LCD Soundsystem, "I Can Change" (live at Jools Holland), in https://www.youtube.com/watch?v=q-G1NltxNqE
Mudar deixa cicatrizes. É um abalo
telúrico. Sobram escombros e promessas de reconstrução. Pela frente, a vastidão
da diferença. Há quem lide mal. É uma aventura. É como passar o corpo por entre
um túnel estreito. Os que sofrem com a exiguidade, não arriscam. Mudar pode ser
o extermínio.
Ele mudara. Ao cabo de uns tempos de
mudança, começou a interrogar se estava preparado para ser a mudança do que
sempre se conhecera. De resto, pelos cânones da normalidade, os sinais da
transfiguração eram recomendáveis por gente bem posta. Ele próprio sentia-se
(por assim dizer) apaziguado. Já não se sobressaltava com as facas interiores
que se jogavam, num jogo aleatório, contra quem viesse (enquanto dormia). Às
vezes, contra ele próprio.
Outras feridas foram cinzeladas pela condição
de bom cidadão. Havia uma apoplexia latente: era como se sentisse que vestia
roupas que não eram dele. Uma impressão ambivalente: a quietude da cidadania
exemplar vinha tingida com ventos quase parados, não havia turbulência a
apoquentar a alma; ao mesmo tempo, sentia por dentro uma dor que só conseguia
explicar por intuir que a exemplar cidadania não era inata. Faltava um chão que
se habituara a pisar, pedregoso, instável, escorregadio. O chão que pisava em
sendo exemplar cidadão parecia o mar chão que recebe, bondoso, os navios que
sulcam os mares.
Talvez fosse imperativo mudar a mudança.
Operar por dentro da mudança outra que o trouxesse para fora da exemplar
cidadania. Não conseguia conviver com a valsa de falazes sentires que tomava
conta das relações entre os exemplares cidadãos. A indumentária do exemplar
cidadão não lhe servia a preceito. Era um corpo estranho dentro dessa
indumentária. Perdera as rédeas ao irrefreável. Não se convencia das palavras
castradas que vêm ao de cima quando as sensibilidades não devem ser
amesquinhadas – outro atributo do cidadão exemplar.
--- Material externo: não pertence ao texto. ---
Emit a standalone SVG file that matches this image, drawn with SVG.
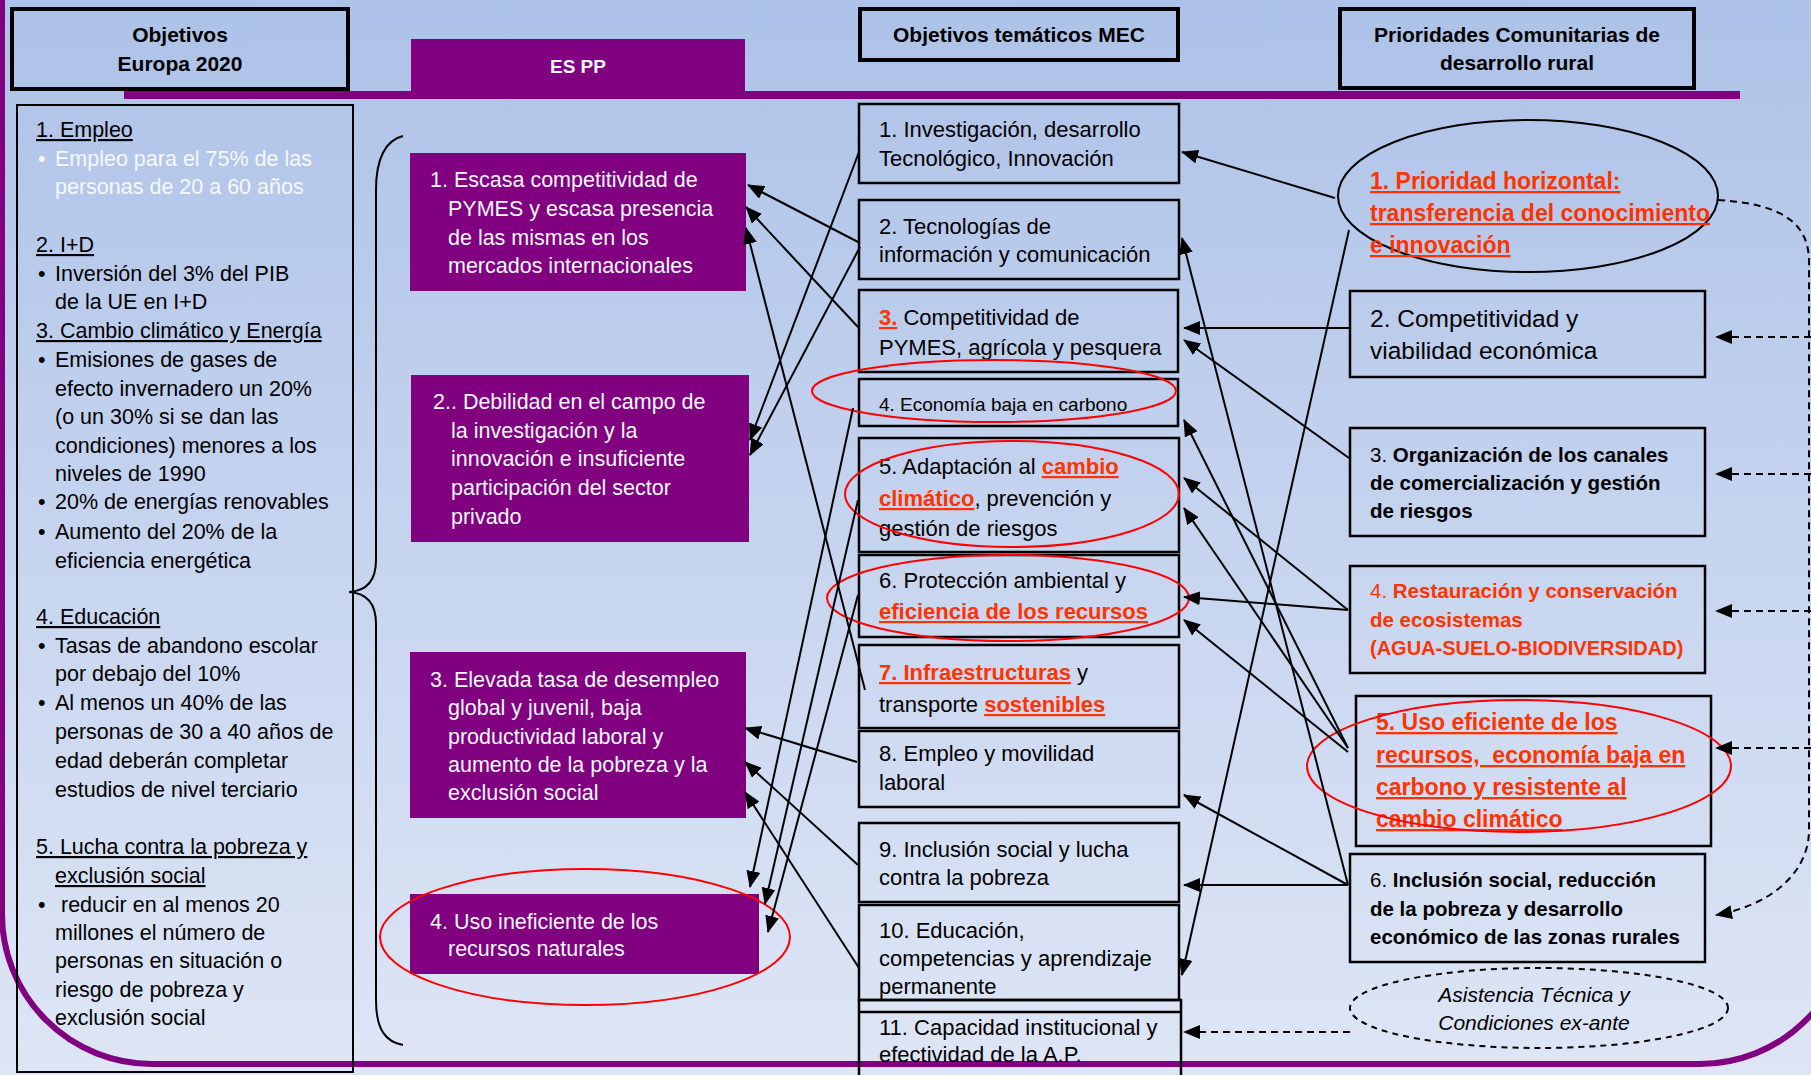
<svg xmlns="http://www.w3.org/2000/svg" width="1811" height="1075" viewBox="0 0 1811 1075">
<defs>
<linearGradient id="bg" x1="0" y1="0" x2="0" y2="1">
<stop offset="0" stop-color="#ADC2E8"/>
<stop offset="1" stop-color="#DEE6F5"/>
</linearGradient>
<marker id="ah" markerUnits="userSpaceOnUse" markerWidth="17" markerHeight="14" refX="16" refY="7" orient="auto">
<path d="M0,0 L17,7 L0,14 z" fill="#000"/>
</marker>
<style>
text { font-family: "Liberation Sans", Arial, sans-serif; font-size: 21.5px; fill: #000; }
.m { font-size: 22px; }
.sm { font-size: 19px; }
.p { font-size: 20.5px; }
.big { font-size: 24.5px; }
.pb { font-size: 23px; font-weight: bold; fill: #FF3300; text-decoration: underline; }
.h { font-size: 21px; font-weight: bold; }
.w { fill: #F6F8FC; }
.b { font-weight: bold; }
.r { fill: #FF3300; }
.u { text-decoration: underline; }
.it { font-style: italic; font-size: 21px; }
.box { fill: none; stroke: #000; stroke-width: 2.5; }
.hbox { fill: none; stroke: #000; stroke-width: 4; }
.pbox { fill: #800080; }
.ell { fill: none; stroke: #FF0000; stroke-width: 2; }
.c { stroke: #000; stroke-width: 2; fill: none; marker-end: url(#ah); }
.d { stroke: #000; stroke-width: 2; stroke-dasharray: 7 5; fill: none; }
</style>
</defs>
<rect x="0" y="0" width="1811" height="1075" fill="url(#bg)"/>
<path d="M2,0 V913 A150,150 0 0 0 152,1064 H1700 A150,150 0 0 0 1850,913" stroke="#800080" stroke-width="6" fill="none"/>
<rect x="124" y="91" width="1616" height="8" fill="#800080"/>

<g id="hdr-europa">
<rect class="hbox" x="12" y="9" width="336" height="80"/>
<text class="h" x="180" y="42" text-anchor="middle">Objetivos</text>
<text class="h" x="180" y="71" text-anchor="middle">Europa 2020</text>
</g>
<g id="hdr-espp">
<rect class="pbox" x="411" y="39" width="334" height="53"/>
<text class="b w" x="578" y="73" text-anchor="middle" style="font-size:19px">ES PP</text>
</g>
<g id="hdr-mec">
<rect class="hbox" x="860" y="9" width="318" height="51"/>
<text class="h" x="1019" y="42" text-anchor="middle">Objetivos temáticos MEC</text>
</g>
<g id="hdr-prior">
<rect class="hbox" x="1340" y="9" width="354" height="79"/>
<text class="h" x="1517" y="42" text-anchor="middle">Prioridades Comunitarias de</text>
<text class="h" x="1517" y="70" text-anchor="middle">desarrollo rural</text>
</g>

<g id="europa2020">
<rect x="17" y="105" width="336" height="967" fill="none" stroke="#000" stroke-width="2"/>
<text class="u" x="36" y="137">1. Empleo</text>
<text class="w" x="38" y="166">•</text><text class="w" x="55" y="166">Empleo para el 75% de las</text>
<text class="w" x="55" y="194">personas de 20 a 60 años</text>
<text class="u" x="36" y="252">2. I+D</text>
<text x="38" y="281">•</text><text x="55" y="281">Inversión del 3% del PIB</text>
<text x="55" y="309">de la UE en I+D</text>
<text class="u" x="36" y="338">3. Cambio climático y Energía</text>
<text x="38" y="367">•</text><text x="55" y="367">Emisiones de gases de</text>
<text x="55" y="396">efecto invernadero un 20%</text>
<text x="55" y="424">(o un 30% si se dan las</text>
<text x="55" y="453">condiciones) menores a los</text>
<text x="55" y="481">niveles de 1990</text>
<text x="38" y="509">•</text><text x="55" y="509">20% de energías renovables</text>
<text x="38" y="539">•</text><text x="55" y="539">Aumento del 20% de la</text>
<text x="55" y="568">eficiencia energética</text>
<text class="u" x="36" y="624">4. Educación</text>
<text x="38" y="653">•</text><text x="55" y="653">Tasas de abandono escolar</text>
<text x="55" y="681">por debajo del 10%</text>
<text x="38" y="710">•</text><text x="55" y="710">Al menos un 40% de las</text>
<text x="55" y="739">personas de 30 a 40 años de</text>
<text x="55" y="768">edad deberán completar</text>
<text x="55" y="797">estudios de nivel terciario</text>
<text class="u" x="36" y="854">5. Lucha contra la pobreza y</text>
<text class="u" x="55" y="883">exclusión social</text>
<text x="38" y="912">•</text><text x="61" y="912">reducir en al menos 20</text>
<text x="55" y="940">millones el número de</text>
<text x="55" y="968">personas en situación o</text>
<text x="55" y="997">riesgo de pobreza y</text>
<text x="55" y="1025">exclusión social</text>
</g>

<g id="brace">
<path d="M403,136 C386,140 376,158 376,190 L376,560 C376,582 366,591 349,592 C366,593 376,602 376,624 L376,1000 C376,1030 386,1042 403,1045" fill="none" stroke="#000" stroke-width="2"/>
</g>

<g id="espp1">
<rect class="pbox" x="410" y="153" width="336" height="138"/>
<text class="w" x="430" y="187">1. Escasa competitividad de</text>
<text class="w" x="448" y="216">PYMES y escasa presencia</text>
<text class="w" x="448" y="245">de las mismas en los</text>
<text class="w" x="448" y="273">mercados internacionales</text>
</g>
<g id="espp2">
<rect class="pbox" x="411" y="375" width="338" height="167"/>
<text class="w" x="433" y="409">2.. Debilidad en el campo de</text>
<text class="w" x="451" y="438">la investigación y la</text>
<text class="w" x="451" y="466">innovación e insuficiente</text>
<text class="w" x="451" y="495">participación del sector</text>
<text class="w" x="451" y="524">privado</text>
</g>
<g id="espp3">
<rect class="pbox" x="410" y="652" width="336" height="166"/>
<text class="w" x="430" y="687">3. Elevada tasa de desempleo</text>
<text class="w" x="448" y="715">global y juvenil, baja</text>
<text class="w" x="448" y="744">productividad laboral y</text>
<text class="w" x="448" y="772">aumento de la pobreza y la</text>
<text class="w" x="448" y="800">exclusión social</text>
</g>
<g id="espp4">
<rect class="pbox" x="410" y="894" width="349" height="80"/>
<text class="w" x="430" y="929">4. Uso ineficiente de los</text>
<text class="w" x="448" y="956">recursos naturales</text>
<ellipse class="ell" cx="585" cy="937" rx="205" ry="68"/>
</g>

<g id="mec1">
<rect class="box" x="859" y="104" width="320" height="79"/>
<text class="m" x="879" y="137">1. Investigación, desarrollo</text>
<text class="m" x="879" y="166">Tecnológico, Innovación</text>
</g>
<g id="mec2">
<rect class="box" x="859" y="200" width="320" height="79"/>
<text class="m" x="879" y="234">2. Tecnologías de</text>
<text class="m" x="879" y="262">información y comunicación</text>
</g>
<g id="mec3">
<rect class="box" x="859" y="290" width="319" height="82"/>
<text class="m" x="879" y="325"><tspan class="r b u">3.</tspan> Competitividad de</text>
<text class="m" x="879" y="355">PYMES, agrícola y pesquera</text>
</g>
<g id="mec4">
<rect class="box" x="859" y="379" width="319" height="47"/>
<text class="sm" x="879" y="411">4. Economía baja en carbono</text>
<ellipse class="ell" cx="994" cy="391" rx="182" ry="31"/>
</g>
<g id="mec5">
<rect class="box" x="859" y="438" width="320" height="114"/>
<text class="m" x="879" y="474">5. Adaptación al <tspan class="r b u">cambio</tspan></text>
<text class="m" x="879" y="506"><tspan class="r b u">climático</tspan>, prevención y</text>
<text class="m" x="879" y="536">gestión de riesgos</text>
<ellipse class="ell" cx="1012" cy="494" rx="167" ry="53"/>
</g>
<g id="mec6">
<rect class="box" x="859" y="555" width="320" height="82"/>
<text class="m" x="879" y="588">6. Protección ambiental y</text>
<text class="m r b u" x="879" y="619">eficiencia de los recursos</text>
<ellipse class="ell" cx="1008" cy="598" rx="181" ry="43"/>
</g>
<g id="mec7">
<rect class="box" x="859" y="645" width="320" height="83"/>
<text class="m" x="879" y="680"><tspan class="r b u">7. Infraestructuras</tspan> y</text>
<text class="m" x="879" y="712">transporte <tspan class="r b u">sostenibles</tspan></text>
</g>
<g id="mec8">
<rect class="box" x="859" y="731" width="320" height="76"/>
<text class="m" x="879" y="761">8. Empleo y movilidad</text>
<text class="m" x="879" y="790">laboral</text>
</g>
<g id="mec9">
<rect class="box" x="859" y="823" width="320" height="79"/>
<text class="m" x="879" y="857">9. Inclusión social y lucha</text>
<text class="m" x="879" y="885">contra la pobreza</text>
</g>
<g id="mec10">
<rect class="box" x="859" y="905" width="320" height="95"/>
<text class="m" x="879" y="938">10. Educación,</text>
<text class="m" x="879" y="966">competencias y aprendizaje</text>
<text class="m" x="879" y="994">permanente</text>
</g>
<g id="mec11">
<rect class="box" x="859" y="1000" width="322" height="92"/>
<line x1="859" y1="1012" x2="1181" y2="1012" stroke="#000" stroke-width="2.5"/>
<text class="m" x="879" y="1035">11. Capacidad institucional y</text>
<text class="m" x="879" y="1062">efectividad de la A.P.</text>
</g>

<g id="prio1">
<ellipse cx="1528" cy="196" rx="190" ry="76" fill="none" stroke="#000" stroke-width="2"/>
<text class="pb" x="1370" y="189">1. Prioridad horizontal:</text>
<text class="pb" x="1370" y="221">transferencia del conocimiento</text>
<text class="pb" x="1370" y="253">e innovación</text>
</g>
<g id="prio2">
<rect class="box" x="1350" y="291" width="355" height="86"/>
<text class="big" x="1370" y="327">2. Competitividad y</text>
<text class="big" x="1370" y="359">viabilidad económica</text>
</g>
<g id="prio3">
<rect class="box" x="1350" y="428" width="355" height="108"/>
<text class="p" x="1370" y="462">3. <tspan class="b">Organización de los canales</tspan></text>
<text class="p b" x="1370" y="490">de comercialización y gestión</text>
<text class="p b" x="1370" y="518">de riesgos</text>
</g>
<g id="prio4">
<rect class="box" x="1350" y="566" width="355" height="107"/>
<text class="p r" x="1370" y="598">4. <tspan class="b">Restauración y conservación</tspan></text>
<text class="p r b" x="1370" y="627">de ecosistemas</text>
<text class="p r b" x="1370" y="655" style="font-size:20px">(AGUA-SUELO-BIODIVERSIDAD)</text>
</g>
<g id="prio5">
<rect class="box" x="1356" y="696" width="355" height="150"/>
<text class="pb" x="1376" y="730">5. Uso eficiente de los</text>
<text class="pb" x="1376" y="763" xml:space="preserve">recursos,  economía baja en</text>
<text class="pb" x="1376" y="795">carbono y resistente al</text>
<text class="pb" x="1376" y="827">cambio climático</text>
<ellipse class="ell" cx="1519" cy="766" rx="212" ry="66"/>
</g>
<g id="prio6">
<rect class="box" x="1350" y="854" width="355" height="108"/>
<text class="p" x="1370" y="887">6. <tspan class="b">Inclusión social, reducción</tspan></text>
<text class="p b" x="1370" y="916">de la pobreza y desarrollo</text>
<text class="p b" x="1370" y="944">económico de las zonas rurales</text>
</g>
<g id="asistencia">
<ellipse cx="1539" cy="1008" rx="189" ry="40" fill="none" stroke="#000" stroke-width="2" stroke-dasharray="6 5"/>
<text class="it" x="1534" y="1002" text-anchor="middle">Asistencia Técnica y</text>
<text class="it" x="1534" y="1030" text-anchor="middle">Condiciones ex-ante</text>
</g>

<g id="connectors">
<line class="c" x1="860" y1="243" x2="748" y2="185"/>
<line class="c" x1="858" y1="327" x2="746" y2="207"/>
<line class="c" x1="865" y1="690" x2="746" y2="228"/>
<line class="c" x1="859" y1="152" x2="750" y2="440"/>
<line class="c" x1="860" y1="247" x2="750" y2="455"/>
<line class="c" x1="857" y1="762" x2="745" y2="728"/>
<line class="c" x1="858" y1="865" x2="745" y2="762"/>
<line class="c" x1="859" y1="968" x2="745" y2="792"/>
<line class="c" x1="853" y1="408" x2="750" y2="887"/>
<line class="c" x1="858" y1="500" x2="765" y2="904"/>
<line class="c" x1="858" y1="595" x2="768" y2="932"/>

<line class="c" x1="1335" y1="198" x2="1182" y2="152"/>
<line class="c" x1="1349" y1="230" x2="1182" y2="975"/>
<line class="c" x1="1349" y1="328" x2="1184" y2="328"/>
<line class="c" x1="1349" y1="458" x2="1184" y2="340"/>
<line class="c" x1="1348" y1="610" x2="1184" y2="478"/>
<line class="c" x1="1348" y1="610" x2="1184" y2="597"/>
<line class="c" x1="1348" y1="748" x2="1184" y2="420"/>
<line class="c" x1="1348" y1="748" x2="1184" y2="508"/>
<line class="c" x1="1348" y1="752" x2="1184" y2="620"/>
<line class="c" x1="1348" y1="885" x2="1182" y2="238"/>
<line class="c" x1="1348" y1="885" x2="1184" y2="795"/>
<line class="c" x1="1348" y1="885" x2="1184" y2="885"/>

<line class="d" x1="1350" y1="1032" x2="1184" y2="1032" marker-end="url(#ah)"/>
<path class="d" d="M1718,200 C1785,204 1809,225 1809,262 L1809,830 C1809,872 1772,905 1716,915" marker-end="url(#ah)"/>
<line class="d" x1="1811" y1="337" x2="1716" y2="337" marker-end="url(#ah)"/>
<line class="d" x1="1811" y1="474" x2="1716" y2="474" marker-end="url(#ah)"/>
<line class="d" x1="1811" y1="611" x2="1716" y2="611" marker-end="url(#ah)"/>
<line class="d" x1="1811" y1="748" x2="1716" y2="748" marker-end="url(#ah)"/>
</g>
</svg>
Como não conseguia fazer de conta, mudou
o que mudara. Não conseguia fazer de conta para fora de si. Mas o mais
importante, é que não conseguia ser um engodo para si mesmo. Foi fermentando uma
nostalgia da rebeldia impertinente. Ao menos, experimentara a cidadania
exemplar. As roupas dele não eram essas.